- Records shown
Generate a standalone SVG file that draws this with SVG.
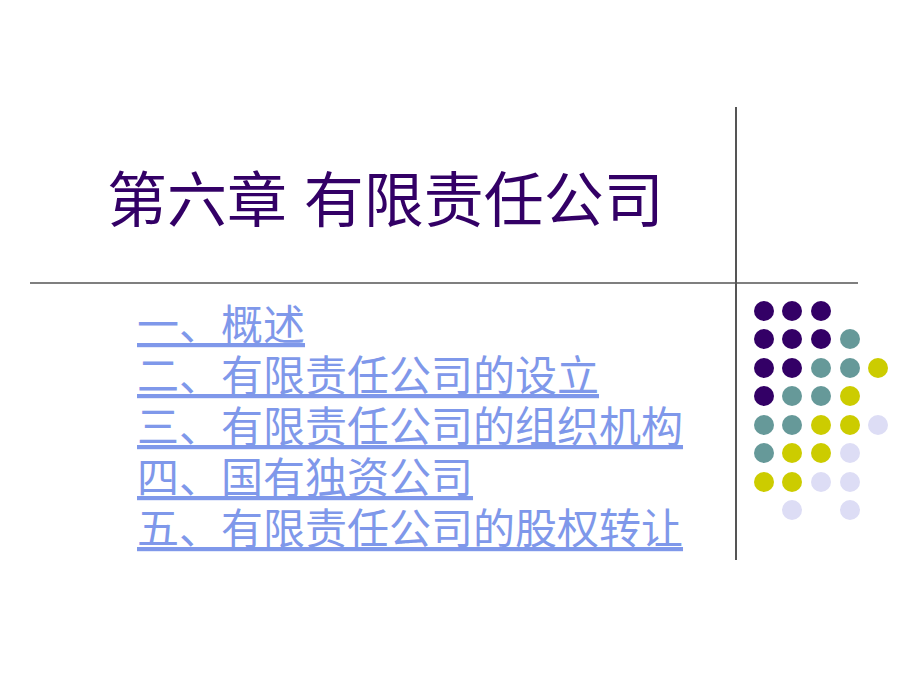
<svg xmlns="http://www.w3.org/2000/svg" width="920" height="690" viewBox="0 0 920 690">
<style>
.t{font-family:"Liberation Sans","Noto Sans CJK SC",sans-serif}
.l{font-size:42px;fill:#7f98ea;text-decoration:underline}
.p{fill:#330066}.g{fill:#669999}.y{fill:#cccc00}.w{fill:#ddddf5}
</style>
<rect width="920" height="690" fill="#fff"/>
<line x1="736" y1="107" x2="736" y2="560" stroke="#555" stroke-width="2"/>
<line x1="30" y1="283" x2="858" y2="283" stroke="#555" stroke-width="1.5"/>
<text class="t" x="107" y="222" font-size="60" fill="#330066">第六章  有限责任公司</text>
<g class="t l">
<text x="137" y="340">一、概述</text>
<text x="137" y="391">二、有限责任公司的设立</text>
<text x="137" y="442">三、有限责任公司的组织机构</text>
<text x="137" y="493">四、国有独资公司</text>
<text x="137" y="544">五、有限责任公司的股权转让</text>
</g>
<g id="dots">
<circle class="p" cx="764" cy="311" r="10"/><circle class="p" cx="792" cy="311" r="10"/><circle class="p" cx="821" cy="311" r="10"/>
<circle class="p" cx="764" cy="339" r="10"/><circle class="p" cx="792" cy="339" r="10"/><circle class="p" cx="821" cy="339" r="10"/><circle class="g" cx="850" cy="339" r="10"/>
<circle class="p" cx="764" cy="368" r="10"/><circle class="p" cx="792" cy="368" r="10"/><circle class="g" cx="821" cy="368" r="10"/><circle class="g" cx="850" cy="368" r="10"/><circle class="y" cx="878" cy="368" r="10"/>
<circle class="p" cx="764" cy="396" r="10"/><circle class="g" cx="792" cy="396" r="10"/><circle class="g" cx="821" cy="396" r="10"/><circle class="y" cx="850" cy="396" r="10"/>
<circle class="g" cx="764" cy="425" r="10"/><circle class="g" cx="792" cy="425" r="10"/><circle class="y" cx="821" cy="425" r="10"/><circle class="y" cx="850" cy="425" r="10"/><circle class="w" cx="878" cy="425" r="10"/>
<circle class="g" cx="764" cy="453" r="10"/><circle class="y" cx="792" cy="453" r="10"/><circle class="y" cx="821" cy="453" r="10"/><circle class="w" cx="850" cy="453" r="10"/>
<circle class="y" cx="764" cy="482" r="10"/><circle class="y" cx="792" cy="482" r="10"/><circle class="w" cx="821" cy="482" r="10"/><circle class="w" cx="850" cy="482" r="10"/>
<circle class="w" cx="792" cy="510" r="10"/><circle class="w" cx="850" cy="510" r="10"/>
</g>
</svg>
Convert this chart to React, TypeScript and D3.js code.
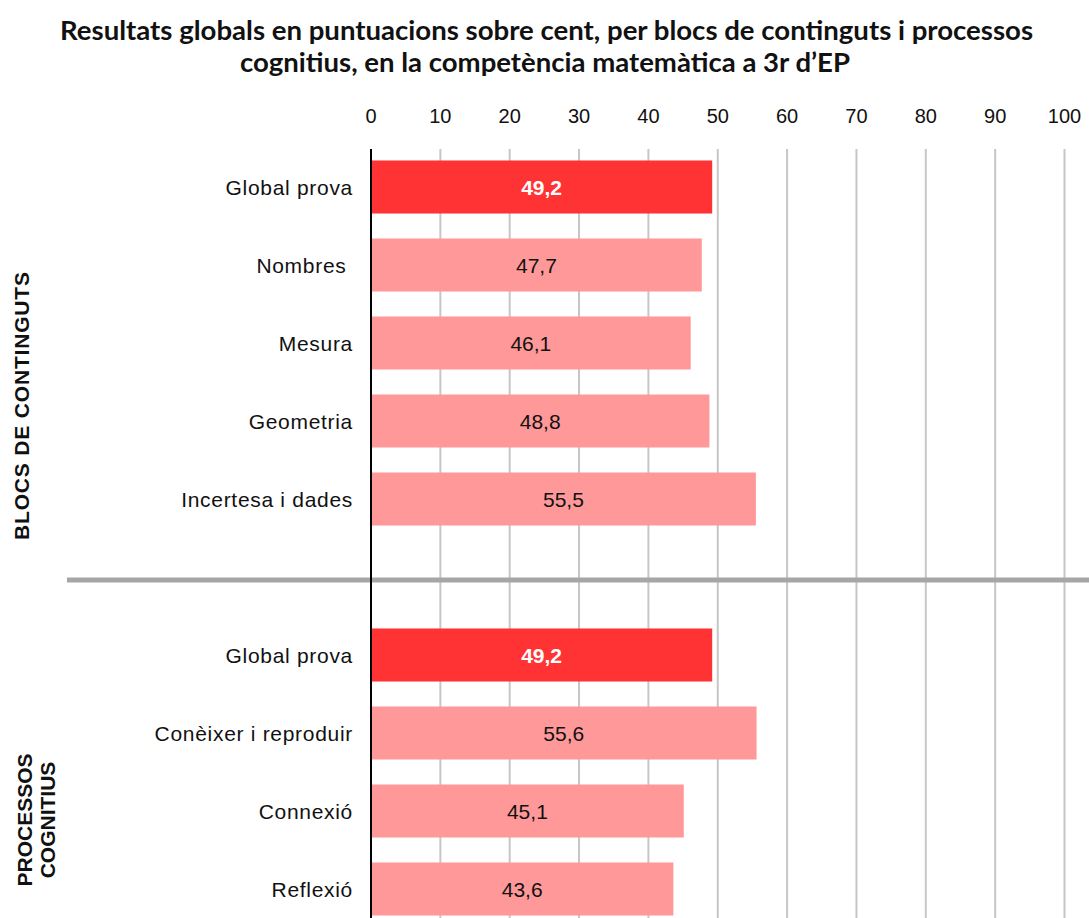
import React from "react";
import * as d3 from "d3";

const titleLines = [
  "Resultats globals en puntuacions sobre cent, per blocs de continguts i processos",
  "cognitius, en la competència matemàtica a 3r d’EP",
];
const categories = [
  "Global prova",
  "Nombres ",
  "Mesura",
  "Geometria",
  "Incertesa i dades",
  "",
  "Global prova",
  "Conèixer i reproduir",
  "Connexió",
  "Reflexió",
];
const values: (number | null)[] = [49.2, 47.7, 46.1, 48.8, 55.5, null, 49.2, 55.6, 45.1, 43.6];
const isGlobal = [true, false, false, false, false, false, true, false, false, false];
const ticks = [0, 10, 20, 30, 40, 50, 60, 70, 80, 90, 100];
const groupLabels = [
  { lines: ["BLOCS DE CONTINGUTS"], from: 0, to: 4 },
  { lines: ["PROCESSOS", "COGNITIUS"], from: 6, to: 9 },
];

const W = 1089;
const H = 918;

export default function App() {
  const x = d3.scaleLinear().domain([0, 100]).range([371, 1064.5]);
  const y = d3
    .scaleBand<number>()
    .domain(categories.map((_, i) => i))
    .range([148, 928])
    .paddingInner(0.32)
    .paddingOuter(0.16);
  const fmt = (v: number) => v.toFixed(1).replace(".", ",");
  const sans = "'Liberation Sans', Arial, sans-serif";

  return (
    <svg
      width={W}
      height={H}
      style={{ position: "absolute", left: 0, top: 0, background: "#fff" }}
      fontFamily={sans}
    >
      <rect width={W} height={H} fill="#fff" />
      {/* title */}
      <text
        x={546.5}
        y={40}
        textAnchor="middle"
        fontFamily="Lato, 'Open Sans', sans-serif"
        fontWeight={700}
        fontSize={26}
        textLength={973}
        lengthAdjust="spacingAndGlyphs"
        fill="#111"
      >
        {titleLines[0]}
      </text>
      <text
        x={545}
        y={72}
        textAnchor="middle"
        fontFamily="Lato, 'Open Sans', sans-serif"
        fontWeight={700}
        fontSize={26}
        textLength={610}
        lengthAdjust="spacingAndGlyphs"
        fill="#111"
      >
        {titleLines[1]}
      </text>

      {/* tick labels */}
      {ticks.map((t) => (
        <text key={"t" + t} x={x(t)} y={123} textAnchor="middle" fontSize={20} fill="#111">
          {t}
        </text>
      ))}

      {/* gridlines */}
      {ticks
        .filter((t) => t > 0)
        .map((t) => (
          <line key={"g" + t} x1={x(t)} x2={x(t)} y1={149} y2={H} stroke="#c6c6c6" strokeWidth={2} />
        ))}

      {/* bars */}
      {values.map((v, i) =>
        v == null ? null : (
          <g key={"b" + i}>
            <rect
              x={x(0)}
              y={y(i)!}
              width={x(v) - x(0)}
              height={y.bandwidth()}
              fill={isGlobal[i] ? "#ff3333" : "#ff9999"}
            />
            <text
              x={(x(0) + x(v)) / 2}
              y={y(i)! + y.bandwidth() / 2 + 7.5}
              textAnchor="middle"
              fontSize={21}
              fontWeight={isGlobal[i] ? 700 : 400}
              fill={isGlobal[i] ? "#fff" : "#111"}
            >
              {fmt(v)}
            </text>
          </g>
        )
      )}

      {/* category labels */}
      {categories.map((c, i) =>
        c ? (
          <text
            key={"c" + i}
            x={353}
            y={y(i)! + y.bandwidth() / 2 + 7.5}
            textAnchor="end"
            fontSize={21}
            letterSpacing={0.7}
            fill="#111"
            style={{ whiteSpace: "pre" }}
          >
            {c}
          </text>
        ) : null
      )}

      {/* separator */}
      <line x1={67} x2={W} y1={580} y2={580} stroke="#a6a6a6" strokeWidth={5} />

      {/* axis line */}
      <line x1={x(0)} x2={x(0)} y1={149} y2={H} stroke="#000" strokeWidth={2} />

      {/* group labels */}
      {groupLabels.map((g, gi) => {
        const n = g.lines.length;
        return g.lines.map((ln, li) => {
          const bx = n === 1 ? 29 : 32 + li * 23;
          return (
            <text
              key={"gl" + gi + li}
              transform={`translate(${bx},${n === 1 ? 406 : 820}) rotate(-90)`}
              textAnchor="middle"
              fontSize={21}
              fontWeight={700}
              fill="#111"
              textLength={n === 1 ? 268 : undefined}
              lengthAdjust="spacing"
            >
              {ln}
            </text>
          );
        });
      })}
    </svg>
  );
}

- To do
Using the data above, print only the lines starting at the one with "Convert this chart" and ending at the one with "import * as", exactly as they stand, minus the pictures.

- In response
Convert this chart to React, TypeScript and D3.js code.
import React from "react";
import * as d3 from "d3";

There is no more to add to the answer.